At the end of July, the U.S. Administration announced a Presidential proclamation invoking Section 232 of the Trade Expansion Act to implement 30% tariffs on copper semi-finished copper products such as tubes, wiring, cables, rods, sheets and foils etc. The tariffs take effect today. You can read the detail here: Adjusting Imports of Copper into the United States – The White House https://share.google/wRKvX38KdVNauDNDN
By imposing the tariff, the Administration seeks to boost domestic copper processing and fabrication, supporting MAGA. Indeed, with ‘raw’ imports and recycled material off the radar for now, the issue of permitting for mining persists. The Commerce Secretary concluded that reliance on overseas copper undermines U.S. national and economic security, particularly given its critical (in sectors such as defence, semiconductors, EVs and infrastructure) role.
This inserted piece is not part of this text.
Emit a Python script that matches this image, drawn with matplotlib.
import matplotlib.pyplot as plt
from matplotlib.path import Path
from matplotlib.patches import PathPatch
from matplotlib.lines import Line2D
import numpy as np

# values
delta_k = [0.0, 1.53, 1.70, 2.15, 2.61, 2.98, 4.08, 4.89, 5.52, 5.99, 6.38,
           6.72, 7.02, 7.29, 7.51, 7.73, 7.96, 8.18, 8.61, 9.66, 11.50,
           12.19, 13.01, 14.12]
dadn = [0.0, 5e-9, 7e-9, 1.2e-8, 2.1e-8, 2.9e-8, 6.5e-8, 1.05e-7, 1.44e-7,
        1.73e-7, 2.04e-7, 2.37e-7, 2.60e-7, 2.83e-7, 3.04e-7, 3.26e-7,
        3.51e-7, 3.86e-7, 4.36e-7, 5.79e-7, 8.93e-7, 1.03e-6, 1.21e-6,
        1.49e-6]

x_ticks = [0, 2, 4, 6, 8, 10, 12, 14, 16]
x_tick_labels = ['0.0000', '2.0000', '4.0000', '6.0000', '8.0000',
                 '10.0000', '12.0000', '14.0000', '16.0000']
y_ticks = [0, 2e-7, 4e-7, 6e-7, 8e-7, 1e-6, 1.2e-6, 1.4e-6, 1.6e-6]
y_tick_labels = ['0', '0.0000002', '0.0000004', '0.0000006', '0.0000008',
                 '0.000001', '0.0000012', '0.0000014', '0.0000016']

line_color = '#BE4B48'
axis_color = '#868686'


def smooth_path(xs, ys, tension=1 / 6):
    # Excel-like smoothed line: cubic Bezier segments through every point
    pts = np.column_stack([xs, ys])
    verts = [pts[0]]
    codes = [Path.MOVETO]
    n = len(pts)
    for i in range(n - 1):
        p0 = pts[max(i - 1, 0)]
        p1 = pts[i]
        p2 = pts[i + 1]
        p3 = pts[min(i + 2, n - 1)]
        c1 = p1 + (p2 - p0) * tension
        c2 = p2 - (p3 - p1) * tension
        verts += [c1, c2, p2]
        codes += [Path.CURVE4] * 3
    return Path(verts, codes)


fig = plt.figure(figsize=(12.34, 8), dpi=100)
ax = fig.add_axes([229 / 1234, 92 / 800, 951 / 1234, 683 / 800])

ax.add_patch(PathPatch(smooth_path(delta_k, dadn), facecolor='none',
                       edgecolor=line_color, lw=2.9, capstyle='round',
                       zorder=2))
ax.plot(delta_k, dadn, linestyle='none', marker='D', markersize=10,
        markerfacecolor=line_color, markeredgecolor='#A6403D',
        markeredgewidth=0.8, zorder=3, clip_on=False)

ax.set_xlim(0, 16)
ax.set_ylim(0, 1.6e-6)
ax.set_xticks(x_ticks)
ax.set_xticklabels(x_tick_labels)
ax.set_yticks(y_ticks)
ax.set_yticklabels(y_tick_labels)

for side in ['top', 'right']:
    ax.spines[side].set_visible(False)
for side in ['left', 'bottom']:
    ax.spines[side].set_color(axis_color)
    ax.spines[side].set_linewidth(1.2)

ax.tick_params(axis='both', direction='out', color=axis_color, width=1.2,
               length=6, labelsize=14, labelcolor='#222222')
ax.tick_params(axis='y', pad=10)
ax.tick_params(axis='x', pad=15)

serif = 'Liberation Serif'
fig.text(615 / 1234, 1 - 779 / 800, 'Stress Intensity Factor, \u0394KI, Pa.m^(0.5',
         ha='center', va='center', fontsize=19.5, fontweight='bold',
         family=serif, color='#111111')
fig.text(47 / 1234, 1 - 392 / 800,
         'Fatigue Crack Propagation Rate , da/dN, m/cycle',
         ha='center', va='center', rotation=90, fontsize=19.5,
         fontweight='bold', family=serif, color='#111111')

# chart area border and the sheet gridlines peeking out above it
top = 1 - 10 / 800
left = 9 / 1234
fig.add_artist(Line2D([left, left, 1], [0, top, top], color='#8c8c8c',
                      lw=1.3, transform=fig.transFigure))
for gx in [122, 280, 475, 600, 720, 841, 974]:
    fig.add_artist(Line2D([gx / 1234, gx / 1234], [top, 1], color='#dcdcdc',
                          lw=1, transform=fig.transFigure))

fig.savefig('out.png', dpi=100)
The tariffs currently exempt mining and scrap/recycling level copper materials, such as ores, concentrates, cathodes, anodes, bare brights, no.1, no.2 etc.
What might happen next?
In the short term, U.S.-based organisations producing shapes such as power cables, wires, tubes etc. might gain a competitive edge. This is due to reduced competition from overseas, however, it is also dependent on issues such as reaching the hitech levels of production required to replace imports, value chain flexibility and response, and investment risk analysis.
There might be new investment or plant expansion in downstream copper industries, particularly in U.S. states with a strong industrial focus. Of course, reciprocal tariffs are on the radar, and likely supply chain shifts will occur short to medium term.